Exercise brief — Return, without pictures, the lines from the start of the data through the one that contains "1395, 1516, 1693];".

[Charts and diagrams as code]
++++++++++

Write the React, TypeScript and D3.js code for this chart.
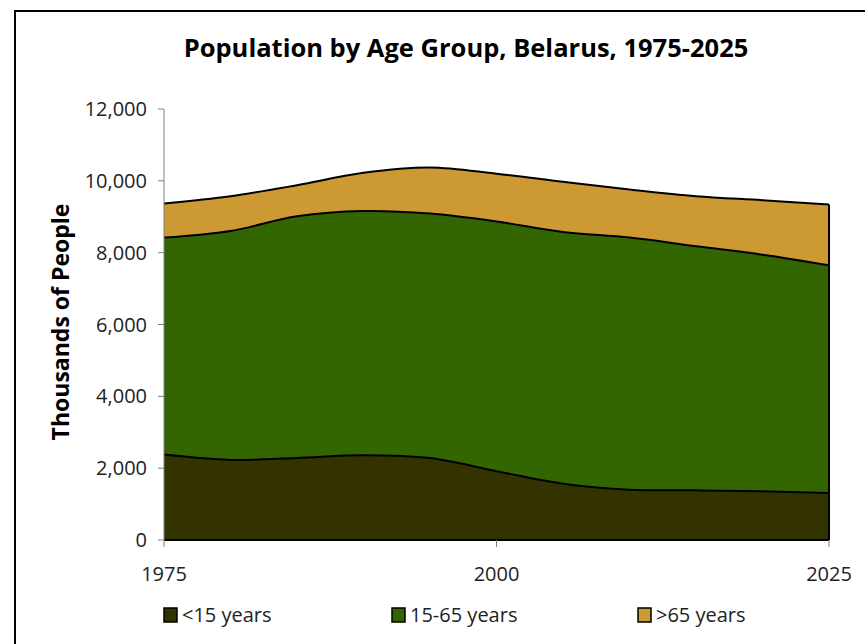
import React, { useRef, useEffect } from "react";
import * as d3 from "d3";

const years = [1975, 1980, 1985, 1990, 1995, 2000, 2005, 2010, 2015, 2020, 2025];
const under15 = [2378, 2230, 2286, 2360, 2280, 1917, 1567, 1400, 1382, 1355, 1309];
const age15to65 = [6041, 6375, 6728, 6800, 6808, 6950, 7010, 7019, 6795, 6589, 6338];
const over65 = [948, 967, 865, 1063, 1284, 1330, 1395, 1339, 1395, 1516, 1693];

const seriesNames = ["<15 years", "15-65 years", ">65 years"];
const seriesColors = ["#333300", "#336600", "#cc9933"];
const yTicks = [0, 2000, 4000, 6000, 8000, 10000, 12000];
const xTicks = [1975, 2000, 2025];

const FONT = "'Open Sans', 'Noto Sans', sans-serif";

const App: React.FC = () => {
  const svgRef = useRef<SVGSVGElement>(null);

  useEffect(() => {
    if (!svgRef.current) return;
    const svg = d3.select(svgRef.current);
    svg.selectAll("*").remove();

    const left = 164;
    const right = 829;
    const top = 109;
    const bottom = 540;

    const x = d3.scaleLinear().domain([1975, 2025]).range([left, right]);
    const y = d3.scaleLinear().domain([0, 12000]).range([bottom, top]);

    // outer frame
    svg
      .append("rect")
      .attr("x", 15)
      .attr("y", 11)
      .attr("width", 900)
      .attr("height", 700)
      .attr("fill", "#fff")
      .attr("stroke", "#000")
      .attr("stroke-width", 2);

    svg
      .append("text")
      .attr("x", 466)
      .attr("y", 57)
      .attr("text-anchor", "middle")
      .attr("font-family", FONT)
      .attr("font-weight", "bold")
      .attr("font-size", 25.5)
      .attr("fill", "#000")
      .text("Population by Age Group, Belarus, 1975-2025");

    const rows = years.map((yr, i) => ({
      year: yr,
      a: under15[i],
      b: age15to65[i],
      c: over65[i],
    }));
    const stacked = d3.stack<any>().keys(["a", "b", "c"])(rows);

    const area = d3
      .area<any>()
      .x((d) => x(d.data.year))
      .y0((d) => y(d[0]))
      .y1((d) => y(d[1]))
      .curve(d3.curveCatmullRom);

    const line = d3
      .line<any>()
      .x((d) => x(d.data.year))
      .y((d) => y(d[1]))
      .curve(d3.curveCatmullRom);

    stacked.forEach((s, i) => {
      svg
        .append("path")
        .datum(s)
        .attr("fill", seriesColors[i])
        .attr("stroke", "none")
        .attr("d", area);
    });
    stacked.forEach((s) => {
      svg
        .append("path")
        .datum(s)
        .attr("fill", "none")
        .attr("stroke", "#000")
        .attr("stroke-width", 2)
        .attr("d", line);
    });
    // right edge and baseline
    const last = years.length - 1;
    svg
      .append("line")
      .attr("x1", x(years[last]))
      .attr("x2", x(years[last]))
      .attr("y1", y(0))
      .attr("y2", y(stacked[2][last][1]))
      .attr("stroke", "#000")
      .attr("stroke-width", 2);
    svg
      .append("line")
      .attr("x1", x(years[0]))
      .attr("x2", x(years[last]))
      .attr("y1", y(0))
      .attr("y2", y(0))
      .attr("stroke", "#000")
      .attr("stroke-width", 2);

    // y axis
    svg
      .append("line")
      .attr("x1", left)
      .attr("x2", left)
      .attr("y1", top)
      .attr("y2", bottom)
      .attr("stroke", "#808080")
      .attr("stroke-width", 1);
    yTicks.forEach((t) => {
      svg
        .append("line")
        .attr("x1", left - 6)
        .attr("x2", left)
        .attr("y1", y(t))
        .attr("y2", y(t))
        .attr("stroke", "#808080");
      svg
        .append("text")
        .attr("x", 147)
        .attr("y", y(t))
        .attr("dy", "0.35em")
        .attr("text-anchor", "end")
        .attr("font-family", FONT)
        .attr("font-size", 20)
        .attr("fill", "#222")
        .text(d3.format(",")(t));
    });

    // x axis ticks
    xTicks.forEach((t) => {
      svg
        .append("line")
        .attr("x1", x(t))
        .attr("x2", x(t))
        .attr("y1", bottom)
        .attr("y2", bottom + 7)
        .attr("stroke", "#808080");
      svg
        .append("text")
        .attr("x", x(t))
        .attr("y", 581)
        .attr("text-anchor", "middle")
        .attr("font-family", FONT)
        .attr("font-size", 20)
        .attr("fill", "#222")
        .text(String(t));
    });

    svg
      .append("text")
      .attr("transform", "translate(69,322) rotate(-90)")
      .attr("text-anchor", "middle")
      .attr("font-family", FONT)
      .attr("font-weight", "bold")
      .attr("font-size", 23)
      .attr("fill", "#000")
      .text("Thousands of People");

    // legend
    const legendX = [164, 392, 638];
    seriesNames.forEach((name, i) => {
      svg
        .append("rect")
        .attr("x", legendX[i])
        .attr("y", 608)
        .attr("width", 13)
        .attr("height", 14)
        .attr("fill", seriesColors[i])
        .attr("stroke", "#000")
        .attr("stroke-width", 1.5);
      svg
        .append("text")
        .attr("x", legendX[i] + 18)
        .attr("y", 622)
        .attr("font-family", FONT)
        .attr("font-size", 20)
        .attr("fill", "#222")
        .text(name);
    });
  }, []);

  return (
    <svg
      ref={svgRef}
      width={865}
      height={644}
      style={{ position: "absolute", left: 0, top: 0, background: "#fff" }}
    />
  );
};

export default App;
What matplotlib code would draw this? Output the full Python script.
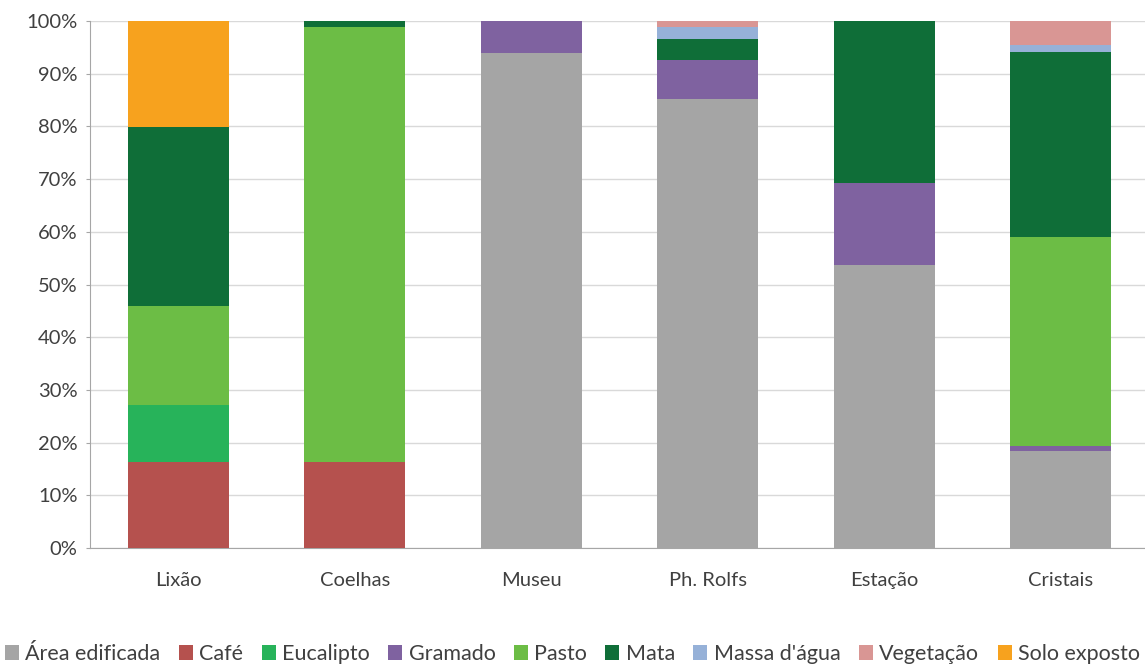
import matplotlib
matplotlib.use("Agg")
import matplotlib.pyplot as plt
import numpy as np
from matplotlib.patches import Patch

plt.rcParams['font.family'] = ['Lato', 'DejaVu Sans']

sites = ["Lixão", "Coelhas", "Museu", "Ph. Rolfs", "Estação", "Cristais"]
classes = ["Área edificada", "Café", "Eucalipto", "Gramado", "Pasto",
           "Mata", "Massa d'água", "Vegetação", "Solo exposto"]

# percentage of each land-cover class per site
area_edificada = [0.0, 0.0, 93.9, 85.2, 53.7, 18.5]
cafe           = [16.3, 16.3, 0.0, 0.0, 0.0, 0.0]
eucalipto      = [10.8, 0.0, 0.0, 0.0, 0.0, 0.0]
gramado        = [0.0, 0.0, 6.1, 7.4, 15.6, 0.9]
pasto          = [18.8, 82.6, 0.0, 0.0, 0.0, 39.6]
mata           = [34.0, 1.1, 0.0, 4.0, 30.7, 35.2]
massa_agua     = [0.0, 0.0, 0.0, 2.2, 0.0, 1.2]
vegetacao      = [0.0, 0.0, 0.0, 1.2, 0.0, 4.6]
solo_exposto   = [20.1, 0.0, 0.0, 0.0, 0.0, 0.0]

series = [area_edificada, cafe, eucalipto, gramado, pasto,
          mata, massa_agua, vegetacao, solo_exposto]
colors = ["#A5A5A5", "#B5514E", "#27B35A", "#7F62A0", "#6CBD45",
          "#0F6E38", "#96B1D8", "#D99694", "#F7A21E"]

fig = plt.figure(figsize=(11.45, 6.66), dpi=100)
ax = fig.add_axes([90/1145, 118/666, 1059/1145, 527/666])

x = np.arange(len(sites))
bottom = np.zeros(len(sites))
for vals, col in zip(series, colors):
    v = np.array(vals)
    ax.bar(x, v, bottom=bottom, width=0.57, color=col, zorder=3)
    bottom += v

ax.set_xlim(-0.5, len(sites) - 0.5)
ax.set_ylim(0, 100)
ax.set_yticks(np.arange(0, 101, 10))
ax.set_yticklabels([f"{t}%" for t in range(0, 101, 10)])
ax.set_xticks(x)
ax.set_xticklabels(sites)
ax.yaxis.grid(True, color="#D9D9D9", linewidth=1, zorder=0)
for s in ["top", "right"]:
    ax.spines[s].set_visible(False)
ax.spines["left"].set_color("#A6A6A6")
ax.spines["bottom"].set_color("#A6A6A6")
ax.tick_params(axis="y", length=3, color="#A6A6A6", labelsize=14.5,
               labelcolor="#404040", pad=6)
ax.tick_params(axis="x", length=0, labelsize=14.5, labelcolor="#404040", pad=17)

handles = [Patch(facecolor=c, edgecolor="none") for c in colors]
fig.legend(handles, classes, loc="center", bbox_to_anchor=(0.5, 12/666),
           ncol=9, frameon=False, fontsize=15.5, handlelength=0.65,
           handleheight=0.65, handletextpad=0.3, columnspacing=0.85,
           labelcolor="#404040")

fig.savefig("out.png", dpi=100)
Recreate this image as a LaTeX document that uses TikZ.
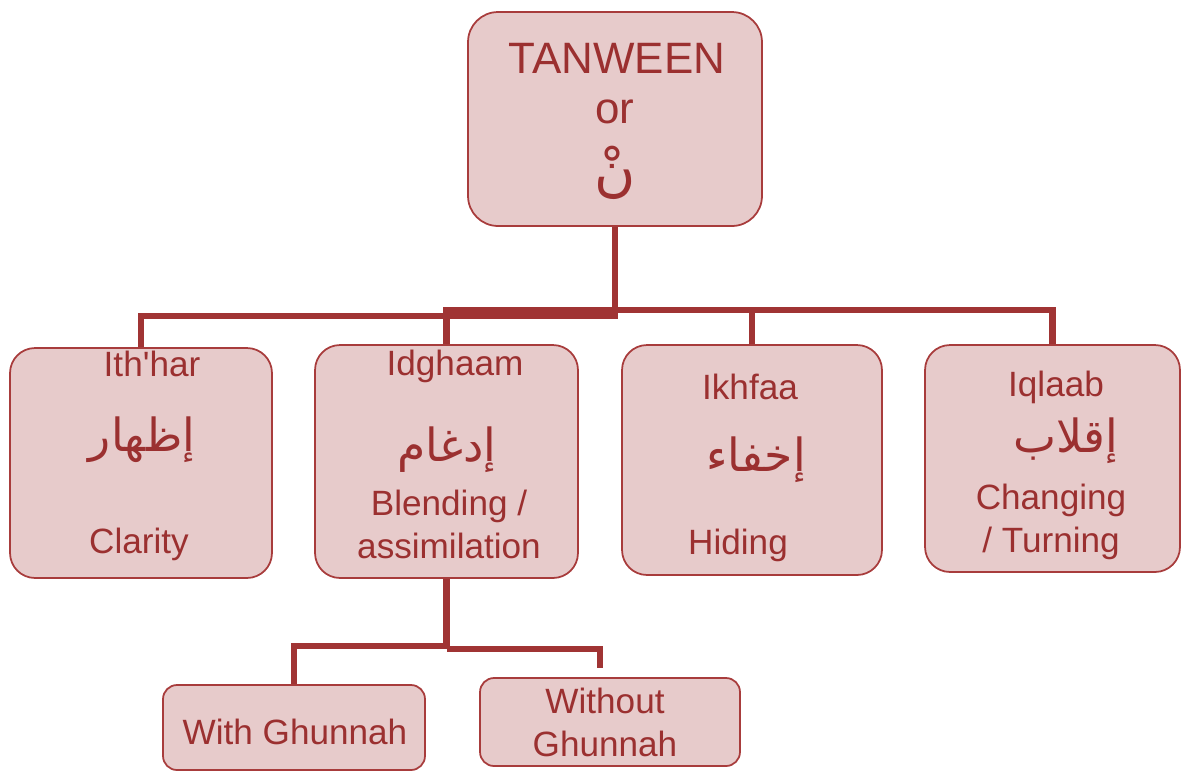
\documentclass[tikz,border=0pt]{standalone}
\usepackage{fontspec}
\setmainfont{Liberation Sans}
\newfontfamily\arabicfont[Script=Arabic]{DejaVu Sans}
\TeXXeTstate=1
\usetikzlibrary{positioning}
\definecolor{boxfill}{RGB}{231,203,203}
\definecolor{boxline}{RGB}{168,60,60}
\definecolor{linkred}{RGB}{160,52,52}
\definecolor{textred}{RGB}{155,48,48}

\begin{document}
\begin{tikzpicture}[x=0.02cm, y=-0.02cm,
		box/.style={draw=boxline, fill=boxfill, line width=1pt, rounded corners=0.5cm, inner sep=0pt},
		link/.style={draw=linkred, line width=3.6pt},
		lbl/.style={text=textred, font=\fontsize{20}{24.4}\selectfont, align=center, inner sep=0pt},
		arab/.style={text=textred, font=\arabicfont\fontsize{26}{30}\selectfont, inner sep=0pt}]
				
				\useasboundingbox (0,0) rectangle (1182,772);
				
				\node[box, minimum width=5.88cm, minimum height=4.28cm, rounded corners=0.6cm] (T) at (615,119) {};
				\node[lbl, font=\fontsize{25}{30}\selectfont] (T1) at (617,58) {TANWEEN};
				\node[lbl, font=\fontsize{25}{30}\selectfont] (T2) at (615,112) {or};
				\node[arab, font=\arabicfont\fontsize{32}{36}\selectfont] (T3) at (615,173) {\beginR نْ\endR};
				
				\node[box, minimum width=5.24cm, minimum height=4.6cm] (B1) at (141,463) {};
				\node[lbl] (E1) at (152,364) {Ith\textquotesingle har};
				\node[arab] (A1) at (142,440) {\beginR إظهار\endR};
				\node[lbl] (M1) at (139,544) {Clarity};
				
				\node[box, minimum width=5.26cm, minimum height=4.66cm] (B2) at (446.5,461.5) {};
				\node[lbl] (E2) at (455,366) {Idghaam};
				\node[arab] (A2) at (447,450) {\beginR إدغام\endR};
				\node[lbl] (M2) at (449,524) {Blending /\\assimilation};
				
				\node[box, minimum width=5.2cm, minimum height=4.6cm] (B3) at (752,460) {};
				\node[lbl] (E3) at (750,387) {Ikhfaa};
				\node[arab] (A3) at (756,460) {\beginR إخفاء\endR};
				\node[lbl] (M3) at (738,545) {Hiding};
				
				\node[box, minimum width=5.1cm, minimum height=4.54cm] (B4) at (1052.5,458.5) {};
				\node[lbl] (E4) at (1056,387) {Iqlaab};
				\node[arab] (A4) at (1066,441) {\beginR إقلاب\endR};
				\node[lbl] (M4) at (1051,522) {Changing\\/ Turning};
				
				\node[box, minimum width=5.24cm, minimum height=1.7cm, rounded corners=0.28cm] (W1) at (294,727.5) {};
				\node[lbl] (W1t) at (295,732) {With Ghunnah};
				
				\node[box, minimum width=5.2cm, minimum height=1.76cm, rounded corners=0.28cm] (W2) at (610,722) {};
				\node[lbl] (W2t) at (605,722) {Without\\Ghunnah};
				
				\draw[link] (T.south) -- ++(0,89) -| (B1.north);
				\draw[link] (B2.north) -- ++(0,-34) -| (B4.north);
				\draw[link] (B3.north) -- ++(0,-34);
				
				\draw[link] (B2.south) -- ++(0,67) -| (W1.north);
				\draw[link, shorten >=5pt] (B2.south) ++(0,70) -| ([xshift=-0.2cm]W2.north);
				
			\end{tikzpicture}
\end{document}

++++++++++

Reply to the task —
Write the React, TypeScript and D3.js code for this chart.
import React, { useRef, useEffect } from "react";
import * as d3 from "d3";

const years = [1975, 1980, 1985, 1990, 1995, 2000, 2005, 2010, 2015, 2020, 2025];
const under15 = [2378, 2230, 2286, 2360, 2280, 1917, 1567, 1400, 1382, 1355, 1309];
const age15to65 = [6041, 6375, 6728, 6800, 6808, 6950, 7010, 7019, 6795, 6589, 6338];
const over65 = [948, 967, 865, 1063, 1284, 1330, 1395, 1339, 1395, 1516, 1693];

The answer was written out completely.